In 1952, François published Double Bedside Book, and illustrated Lettre des Iles Baladar for the poet Jacques Prévert, a collaboration that enabled him to develop a more abstract and individual style, adding a dash of humour to his black-and-white drawings. He wrote and drew a children's book, Les Larmes de crocodile, first published in France in 1954. Translated into 14 languages, Crocodile Tears became a worldwide best-seller. In turn, this and two anthologies of cartoons - The Tattooed Sailor (1953) and The Penguin André François (1964) - helped him to break into the lucrative American magazine market.

He also undertook advertising commissions, famously promoting Citroën cars like the 2CV with a two-headed horse or President Charles de Gaulle's favourite, the DS (and its groundbreaking suspension), with a balloon or a goldfish in a bowl. Keen on selling a concept rather than depicting the product itself, the artist used visual puns and animals in his drawings. He also designed sets for Roland Petit's ballet company and for Peter Hall's production of The Merry Wives of Windsor (1958) as well as Gene Kelly's Pas de Dieux (1960).

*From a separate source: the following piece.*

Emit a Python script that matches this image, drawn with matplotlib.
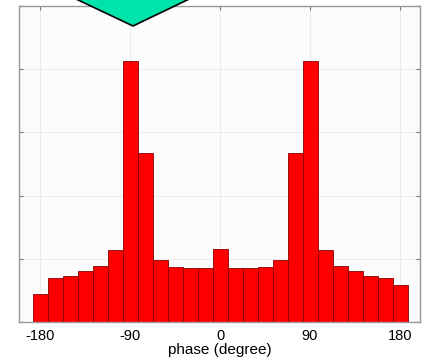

His newfound fame in publishing and his increased stature in the world of commercial advertising enabled François to spend more time on painting and sculpture work. He became a keen collagist, using anything from pebbles to coat-hangers and clock faces. Sadly, he lost most of his non-commercial work in a fire at his studio in December 2002. Undeterred, he assembled an exhibition entitled "L'Epreuve du Feu" ("Trial by Fire") at the Pompidou Centre in Paris in 2003.

Greatly admired by Ronald Searle, who put him on a par with Saul Steinberg and called him "an all-round champion in every category of graphic art and a juggling genius", André François influenced many designers and illustrators, including the New York Magazine founder Milton Glaser.